- [YOUR INSTRUCTIONS]:
Each line below must be set down exactly; omit any image you find.

-- GIVEN DATA start --

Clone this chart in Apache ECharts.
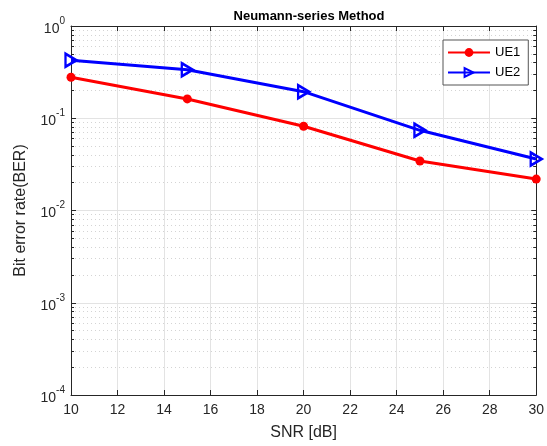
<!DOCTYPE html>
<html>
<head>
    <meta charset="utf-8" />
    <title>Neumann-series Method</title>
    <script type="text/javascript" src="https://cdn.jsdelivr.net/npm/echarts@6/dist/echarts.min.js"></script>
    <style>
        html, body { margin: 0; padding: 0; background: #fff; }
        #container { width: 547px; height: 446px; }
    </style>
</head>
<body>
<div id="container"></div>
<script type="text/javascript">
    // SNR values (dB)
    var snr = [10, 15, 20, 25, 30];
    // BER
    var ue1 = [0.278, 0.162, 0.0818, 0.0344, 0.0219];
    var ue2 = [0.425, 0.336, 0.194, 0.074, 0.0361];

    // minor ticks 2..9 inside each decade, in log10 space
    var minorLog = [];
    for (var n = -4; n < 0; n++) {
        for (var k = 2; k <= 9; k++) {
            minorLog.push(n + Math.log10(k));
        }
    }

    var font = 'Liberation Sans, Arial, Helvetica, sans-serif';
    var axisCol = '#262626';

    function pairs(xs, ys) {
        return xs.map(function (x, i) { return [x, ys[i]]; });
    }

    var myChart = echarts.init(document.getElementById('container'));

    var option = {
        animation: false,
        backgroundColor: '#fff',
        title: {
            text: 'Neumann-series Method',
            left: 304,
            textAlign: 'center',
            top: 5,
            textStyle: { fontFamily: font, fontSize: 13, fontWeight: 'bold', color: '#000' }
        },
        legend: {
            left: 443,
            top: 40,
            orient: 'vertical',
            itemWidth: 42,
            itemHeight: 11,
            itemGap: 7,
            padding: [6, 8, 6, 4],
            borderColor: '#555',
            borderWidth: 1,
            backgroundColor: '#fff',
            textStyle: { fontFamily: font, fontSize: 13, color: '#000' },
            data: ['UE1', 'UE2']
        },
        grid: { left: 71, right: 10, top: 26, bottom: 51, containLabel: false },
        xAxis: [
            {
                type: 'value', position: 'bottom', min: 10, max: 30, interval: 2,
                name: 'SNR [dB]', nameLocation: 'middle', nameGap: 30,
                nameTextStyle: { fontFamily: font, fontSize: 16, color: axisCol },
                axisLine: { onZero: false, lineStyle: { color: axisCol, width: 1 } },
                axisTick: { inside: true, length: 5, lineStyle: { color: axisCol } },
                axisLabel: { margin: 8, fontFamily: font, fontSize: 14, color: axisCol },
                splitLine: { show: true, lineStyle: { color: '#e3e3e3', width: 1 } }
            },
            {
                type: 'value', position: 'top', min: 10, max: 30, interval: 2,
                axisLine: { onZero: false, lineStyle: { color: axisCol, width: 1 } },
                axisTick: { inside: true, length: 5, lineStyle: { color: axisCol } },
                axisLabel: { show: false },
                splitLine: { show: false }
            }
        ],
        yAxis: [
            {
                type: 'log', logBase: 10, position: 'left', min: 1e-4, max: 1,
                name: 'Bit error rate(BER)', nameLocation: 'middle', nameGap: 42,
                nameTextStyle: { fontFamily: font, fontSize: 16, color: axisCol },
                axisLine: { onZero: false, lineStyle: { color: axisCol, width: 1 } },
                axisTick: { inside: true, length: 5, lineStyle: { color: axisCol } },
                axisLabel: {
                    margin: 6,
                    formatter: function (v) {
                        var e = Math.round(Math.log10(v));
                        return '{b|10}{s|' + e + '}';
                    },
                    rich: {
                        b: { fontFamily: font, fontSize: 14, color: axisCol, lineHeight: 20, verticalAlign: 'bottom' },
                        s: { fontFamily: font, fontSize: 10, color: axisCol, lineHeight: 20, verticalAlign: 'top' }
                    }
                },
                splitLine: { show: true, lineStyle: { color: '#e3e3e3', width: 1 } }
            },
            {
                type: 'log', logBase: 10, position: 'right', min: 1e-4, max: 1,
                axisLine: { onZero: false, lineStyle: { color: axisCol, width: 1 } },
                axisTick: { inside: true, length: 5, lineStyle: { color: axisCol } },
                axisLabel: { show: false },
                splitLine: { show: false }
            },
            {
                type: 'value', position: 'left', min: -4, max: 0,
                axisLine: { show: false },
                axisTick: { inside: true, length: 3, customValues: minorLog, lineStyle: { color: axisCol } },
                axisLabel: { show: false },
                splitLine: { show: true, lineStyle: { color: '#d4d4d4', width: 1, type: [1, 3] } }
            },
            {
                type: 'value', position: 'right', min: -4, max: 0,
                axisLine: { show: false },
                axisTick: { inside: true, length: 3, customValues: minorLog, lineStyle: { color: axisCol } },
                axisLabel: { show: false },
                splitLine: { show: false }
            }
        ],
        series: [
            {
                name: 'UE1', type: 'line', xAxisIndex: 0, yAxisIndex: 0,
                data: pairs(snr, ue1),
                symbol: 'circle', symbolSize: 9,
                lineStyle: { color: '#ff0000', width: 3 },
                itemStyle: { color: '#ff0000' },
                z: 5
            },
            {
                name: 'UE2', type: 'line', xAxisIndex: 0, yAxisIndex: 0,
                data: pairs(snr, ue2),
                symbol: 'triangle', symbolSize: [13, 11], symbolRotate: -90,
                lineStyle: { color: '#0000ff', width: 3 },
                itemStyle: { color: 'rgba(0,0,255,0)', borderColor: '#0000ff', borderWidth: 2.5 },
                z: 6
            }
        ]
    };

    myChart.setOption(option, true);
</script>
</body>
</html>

-- GIVEN DATA end --

- [OUTPUT OF THE EXERCISE]:
Clone this chart in Apache ECharts.
<!DOCTYPE html>
<html>
<head>
    <meta charset="utf-8" />
    <title>Neumann-series Method</title>
    <script type="text/javascript" src="https://cdn.jsdelivr.net/npm/echarts@6/dist/echarts.min.js"></script>
    <style>
        html, body { margin: 0; padding: 0; background: #fff; }
        #container { width: 547px; height: 446px; }
    </style>
</head>
<body>
<div id="container"></div>
<script type="text/javascript">
    // SNR values (dB)
    var snr = [10, 15, 20, 25, 30];
    // BER
    var ue1 = [0.278, 0.162, 0.0818, 0.0344, 0.0219];
    var ue2 = [0.425, 0.336, 0.194, 0.074, 0.0361];

    // minor ticks 2..9 inside each decade, in log10 space
    var minorLog = [];
    for (var n = -4; n < 0; n++) {
        for (var k = 2; k <= 9; k++) {
            minorLog.push(n + Math.log10(k));
        }
    }

    var font = 'Liberation Sans, Arial, Helvetica, sans-serif';
    var axisCol = '#262626';

    function pairs(xs, ys) {
        return xs.map(function (x, i) { return [x, ys[i]]; });
    }

    var myChart = echarts.init(document.getElementById('container'));

    var option = {
        animation: false,
        backgroundColor: '#fff',
        title: {
            text: 'Neumann-series Method',
            left: 304,
            textAlign: 'center',
            top: 5,
            textStyle: { fontFamily: font, fontSize: 13, fontWeight: 'bold', color: '#000' }
        },
        legend: {
            left: 443,
            top: 40,
            orient: 'vertical',
            itemWidth: 42,
            itemHeight: 11,
            itemGap: 7,
            padding: [6, 8, 6, 4],
            borderColor: '#555',
            borderWidth: 1,
            backgroundColor: '#fff',
            textStyle: { fontFamily: font, fontSize: 13, color: '#000' },
            data: ['UE1', 'UE2']
        },
        grid: { left: 71, right: 10, top: 26, bottom: 51, containLabel: false },
        xAxis: [
            {
                type: 'value', position: 'bottom', min: 10, max: 30, interval: 2,
                name: 'SNR [dB]', nameLocation: 'middle', nameGap: 30,
                nameTextStyle: { fontFamily: font, fontSize: 16, color: axisCol },
                axisLine: { onZero: false, lineStyle: { color: axisCol, width: 1 } },
                axisTick: { inside: true, length: 5, lineStyle: { color: axisCol } },
                axisLabel: { margin: 8, fontFamily: font, fontSize: 14, color: axisCol },
                splitLine: { show: true, lineStyle: { color: '#e3e3e3', width: 1 } }
            },
            {
                type: 'value', position: 'top', min: 10, max: 30, interval: 2,
                axisLine: { onZero: false, lineStyle: { color: axisCol, width: 1 } },
                axisTick: { inside: true, length: 5, lineStyle: { color: axisCol } },
                axisLabel: { show: false },
                splitLine: { show: false }
            }
        ],
        yAxis: [
            {
                type: 'log', logBase: 10, position: 'left', min: 1e-4, max: 1,
                name: 'Bit error rate(BER)', nameLocation: 'middle', nameGap: 42,
                nameTextStyle: { fontFamily: font, fontSize: 16, color: axisCol },
                axisLine: { onZero: false, lineStyle: { color: axisCol, width: 1 } },
                axisTick: { inside: true, length: 5, lineStyle: { color: axisCol } },
                axisLabel: {
                    margin: 6,
                    formatter: function (v) {
                        var e = Math.round(Math.log10(v));
                        return '{b|10}{s|' + e + '}';
                    },
                    rich: {
                        b: { fontFamily: font, fontSize: 14, color: axisCol, lineHeight: 20, verticalAlign: 'bottom' },
                        s: { fontFamily: font, fontSize: 10, color: axisCol, lineHeight: 20, verticalAlign: 'top' }
                    }
                },
                splitLine: { show: true, lineStyle: { color: '#e3e3e3', width: 1 } }
            },
            {
                type: 'log', logBase: 10, position: 'right', min: 1e-4, max: 1,
                axisLine: { onZero: false, lineStyle: { color: axisCol, width: 1 } },
                axisTick: { inside: true, length: 5, lineStyle: { color: axisCol } },
                axisLabel: { show: false },
                splitLine: { show: false }
            },
            {
                type: 'value', position: 'left', min: -4, max: 0,
                axisLine: { show: false },
                axisTick: { inside: true, length: 3, customValues: minorLog, lineStyle: { color: axisCol } },
                axisLabel: { show: false },
                splitLine: { show: true, lineStyle: { color: '#d4d4d4', width: 1, type: [1, 3] } }
            },
            {
                type: 'value', position: 'right', min: -4, max: 0,
                axisLine: { show: false },
                axisTick: { inside: true, length: 3, customValues: minorLog, lineStyle: { color: axisCol } },
                axisLabel: { show: false },
                splitLine: { show: false }
            }
        ],
        series: [
            {
                name: 'UE1', type: 'line', xAxisIndex: 0, yAxisIndex: 0,
                data: pairs(snr, ue1),
                symbol: 'circle', symbolSize: 9,
                lineStyle: { color: '#ff0000', width: 3 },
                itemStyle: { color: '#ff0000' },
                z: 5
            },
            {
                name: 'UE2', type: 'line', xAxisIndex: 0, yAxisIndex: 0,
                data: pairs(snr, ue2),
                symbol: 'triangle', symbolSize: [13, 11], symbolRotate: -90,
                lineStyle: { color: '#0000ff', width: 3 },
                itemStyle: { color: 'rgba(0,0,255,0)', borderColor: '#0000ff', borderWidth: 2.5 },
                z: 6
            }
        ]
    };

    myChart.setOption(option, true);
</script>
</body>
</html>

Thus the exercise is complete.